Corpses is tactile cinema as an audience experience in that the photography and sound design suggest that the viewer could perhaps touch, smell, or taste onscreen events. They extend tactile elements—particularly sound—to such an extent that it can function as a deconstruction, with individual sounds supplanting each other. Just as Chion describes the use of images in silent films to suggest sound (such as barrel fire and smoke to imply a gun being fired in Porter’s The Great Train Robbery), Cattet and Forzani will often portray the inverse—as with a scene in Corpses where the sound of glass breaking is heard when a character closes his eyes—or use sound as a stream of signification: A cigar’s embers are interchangeable with a frying egg, an industrial boiler stands in for the sound of a fire pit, a series of gunshots is mixed with a man’s breathing. The latter half of Corpses—which takes place at night—often provides the viewer with only brief impressions of bodies and objects onscreen, and thus the viewer must rely on aural rather than visual stimuli. It is through the deprivation of one sense that the directors provoke the viewer to focus on using another. These scenes recall the methods used by Philippe Grandrieux in Sombre (1998), a film that takes place in near-total darkness, leaving the viewer to rely on the aural sensations of breathing, physical struggle, rustling, and the like in order to follow the ‘onscreen’ action. Cattet and Forzani also share a creative process with Grandrieux in that visual elements emerge in part from music. Just as the former will use a piece by Ennio Morricone or Stelvio Cipriani as a ‘starting point’ for developing the film image, the former developed sequences in A Lake (2008) based on sound. Said Grandrieux in 2015: “For me most of the images are coming from the sound, the sound brings me to the images. For A Lake, for instance, when I was in the forest, when I heard all the noises of the snow, and the wind, the avalanche…” It is perhaps not a coincidence that the Luce and Max are played by Elina Löwensohn and Marc Barbé, who both appeared in Sombre.
Top: Barbé in Sombre (Philippe Grandrieux, 1998).

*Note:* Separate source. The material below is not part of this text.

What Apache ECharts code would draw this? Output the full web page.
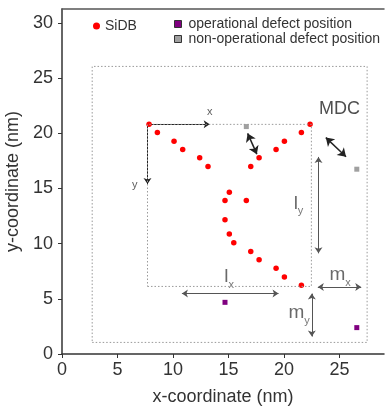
<!DOCTYPE html>
<html>
<head>
<meta charset="utf-8">
<script src="https://cdn.jsdelivr.net/npm/echarts@6/dist/echarts.min.js"></script>
<style>
  html, body { margin: 0; padding: 0; background: #fff; }
  #chart { width: 385px; height: 409px; }
</style>
</head>
<body>
<div id="chart"></div>
<script>
// SiDB positions (nm)
const sidbX = [7.84, 8.59, 10.09, 10.87, 12.4, 13.15, 17.0, 17.75, 19.28, 20.03, 21.56, 22.34,
  15.07, 14.68, 16.6, 14.68, 15.07, 15.47, 17.0, 17.75, 19.28, 20.03, 21.56];
const sidbY = [20.8, 20.06, 19.28, 18.52, 17.77, 16.99, 16.99, 17.77, 18.52, 19.28, 20.06, 20.8,
  14.66, 13.91, 13.91, 12.16, 10.86, 10.08, 9.29, 8.54, 7.76, 6.97, 6.22];

// defect positions (nm)
const operationalX = [14.68, 26.55];
const operationalY = [4.68, 2.39];
const nonOperationalX = [16.6, 26.55];
const nonOperationalY = [20.6, 16.74];

// dotted boxes: [x0, y0, x1, y1]
const outerBox = [2.72, 1.05, 27.48, 26.05];
const layoutBox = [7.7, 6.12, 22.46, 20.8];

// arrows: [x0, y0, x1, y1]
const axisArrows = [[7.7, 20.8, 13.3, 20.8], [7.7, 20.8, 7.7, 15.4]];
const mdcArrows = [[16.72, 19.98, 17.55, 18.1], [23.76, 19.6, 25.58, 17.87]];
const dimArrows = [[23.1, 17.85, 23.1, 9.12], [10.8, 5.47, 19.5, 5.47],
  [23.04, 6.06, 26.95, 6.06], [22.5, 5.47, 22.5, 1.58]];

// annotations
const smallLabels = ['x', 'y'];
const smallLabelX = [13.3, 6.55];
const smallLabelY = [21.95, 15.3];
const mdcLabel = 'MDC';
const mdcLabelPos = [25.0, 22.2];
const dimMain = ['l', 'l', 'm', 'm'];
const dimSub = ['y', 'x', 'x', 'y'];
const dimLabelX = [21.3, 15.05, 25.05, 21.35];
const dimLabelY = [13.65, 7.0, 7.2, 3.75];

const FONT = 'Liberation Sans, Arial, Helvetica, sans-serif';

function boxPath(b) {
  return [[b[0], b[1]], [b[2], b[1]], [b[2], b[3]], [b[0], b[3]], [b[0], b[1]]];
}
function arrowData(list) {
  return list.map(a => ({ coords: [[a[0], a[1]], [a[2], a[3]]] }));
}

const chart = echarts.init(document.getElementById('chart'));
chart.setOption({
  animation: false,
  backgroundColor: '#fff',
  textStyle: { fontFamily: FONT },
  grid: { left: 62, right: 1, top: 9, bottom: 55, containLabel: false, outerBoundsMode: 'none' },
  legend: [
    {
      left: 88, top: 14, itemWidth: 7, itemHeight: 7,
      textStyle: { fontSize: 14, color: '#333', fontFamily: FONT },
      data: [{ name: 'SiDB', icon: 'circle' }]
    },
    {
      left: 169, top: 12, orient: 'vertical', itemGap: 1, itemWidth: 7, itemHeight: 7,
      textStyle: { fontSize: 14, color: '#333', fontFamily: FONT, padding: [0, 0, 0, 2] },
      data: [
        { name: 'operational defect position', icon: 'rect', itemStyle: { borderColor: '#333', borderWidth: 1 } },
        { name: 'non-operational defect position', icon: 'rect', itemStyle: { borderColor: '#333', borderWidth: 1 } }
      ]
    }
  ],
  xAxis: [
    {
      type: 'value', min: 0, max: 29, interval: 5,
      name: 'x-coordinate (nm)', nameLocation: 'middle', nameGap: 34,
      nameTextStyle: { fontSize: 18, color: '#333', fontFamily: FONT },
      axisLine: { show: true, lineStyle: { color: '#333', width: 1.5 } },
      axisTick: { show: true, length: 4, lineStyle: { color: '#333' } },
      axisLabel: { fontSize: 18, color: '#333', margin: 7, showMaxLabel: false, fontFamily: FONT },
      splitLine: { show: false }
    },
    {
      type: 'value', position: 'top', min: 0, max: 29,
      axisLine: { show: true, lineStyle: { color: '#555', width: 1.5 } },
      axisTick: { show: false }, axisLabel: { show: false }, splitLine: { show: false }
    }
  ],
  yAxis: {
    type: 'value', min: 0, max: 31.25, interval: 5,
    name: 'y-coordinate (nm)', nameLocation: 'middle', nameGap: 35,
    nameTextStyle: { fontSize: 18, color: '#333', fontFamily: FONT },
    axisLine: { show: true, lineStyle: { color: '#333', width: 1.5 } },
    axisTick: { show: true, length: 4, lineStyle: { color: '#333' } },
    axisLabel: { fontSize: 18, color: '#333', margin: 9, showMaxLabel: false, fontFamily: FONT },
    splitLine: { show: false }
  },
  series: [
    {
      type: 'line', data: boxPath(outerBox), symbol: 'none', silent: true,
      lineStyle: { color: '#999', width: 1, type: [1.5, 2] }
    },
    {
      type: 'line', data: boxPath(layoutBox), symbol: 'none', silent: true,
      lineStyle: { color: '#999', width: 1, type: [1.5, 2] }
    },
    {
      type: 'lines', coordinateSystem: 'cartesian2d', data: arrowData(axisArrows),
      symbol: ['none', 'arrow'], symbolSize: 6,
      lineStyle: { color: '#222', width: 1, opacity: 1 }
    },
    {
      type: 'lines', coordinateSystem: 'cartesian2d', data: arrowData(mdcArrows),
      symbol: ['arrow', 'arrow'], symbolSize: 8,
      lineStyle: { color: '#222', width: 1.5, opacity: 1 }
    },
    {
      type: 'lines', coordinateSystem: 'cartesian2d', data: arrowData(dimArrows),
      symbol: ['arrow', 'arrow'], symbolSize: 6,
      lineStyle: { color: '#555', width: 1, opacity: 1 }
    },
    {
      name: 'SiDB', type: 'scatter', symbol: 'circle', symbolSize: 5.5,
      itemStyle: { color: '#ff0000', opacity: 1 },
      data: sidbX.map((x, i) => [x, sidbY[i]])
    },
    {
      name: 'operational defect position', type: 'scatter', symbol: 'rect', symbolSize: 5,
      itemStyle: { color: '#800080', opacity: 1 },
      data: operationalX.map((x, i) => [x, operationalY[i]])
    },
    {
      name: 'non-operational defect position', type: 'scatter', symbol: 'rect', symbolSize: 5,
      itemStyle: { color: '#a0a0a0', opacity: 1 },
      data: nonOperationalX.map((x, i) => [x, nonOperationalY[i]])
    },
    {
      type: 'scatter', symbolSize: 0, silent: true,
      label: { show: true, position: 'inside', color: '#333', fontSize: 11, fontFamily: FONT, formatter: p => p.data.text },
      data: smallLabels.map((t, i) => ({ value: [smallLabelX[i], smallLabelY[i]], text: t }))
    },
    {
      type: 'scatter', symbolSize: 0, silent: true,
      label: { show: true, position: 'inside', color: '#222', fontSize: 18, fontFamily: FONT, formatter: p => p.data.text },
      data: [{ value: mdcLabelPos, text: mdcLabel }]
    },
    {
      type: 'scatter', symbolSize: 0, silent: true,
      label: {
        show: true, position: 'inside', color: '#444', fontFamily: FONT,
        formatter: p => '{m|' + p.data.main + '}{s|' + p.data.sub + '}',
        rich: {
          m: { fontSize: 19, color: '#444', fontFamily: FONT, verticalAlign: 'bottom' },
          s: { fontSize: 11, color: '#555', fontFamily: FONT, verticalAlign: 'bottom', padding: [0, 0, -4, 0] }
        }
      },
      data: dimMain.map((t, i) => ({ value: [dimLabelX[i], dimLabelY[i]], main: t, sub: dimSub[i] }))
    }
  ]
});
</script>
</body>
</html>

Löwensohn in Let the Corpses Tan.
Certain visual elements in Corpses will collapse notions of cinematic and ‘painterly,’ many of which emerge from the characters’ ‘activation’—to use Ruiz’s term—of weapons. Gun violence becomes a variation of ‘action’ painting. Consider a scene where La Brute (played by the musician Bernie Bonvoisin) is cornered and ambushed while trying to abscond with the stolen gold. The film stages the shootout against a field of solid white, the bullets causing the gold bars to disintegrate as if made from syrup, splattering across his face and torso. Scenes such as this one distinguish Corpses as more than simple ‘homage,’ alluding to nouveau réaliste painters Yves Klein and Arman, and even post-World War II expressionists such as Norman Bluhm or Sam Francis.
Top: Untitled (Fire-Colored Painting) (Yves Klein, 1962). Above: La Brute in Let the Corpses Tan.
Just as those artists believed that the working process had greater meaning than the end result, the filmmaking mechanics of Let the Corpses Tan remain, arguably, more important than the film itself, as it insists that the viewer experience sensual environments in the moment in lieu following a story from start to finish. It occupies the noir and western genres in the same manner has The Big Sleep or John Sturges’ Bad Day at Black Rock (1955), respectively: A film that abides by genre conventions but is more concerned with instants, surfaces, and sensations.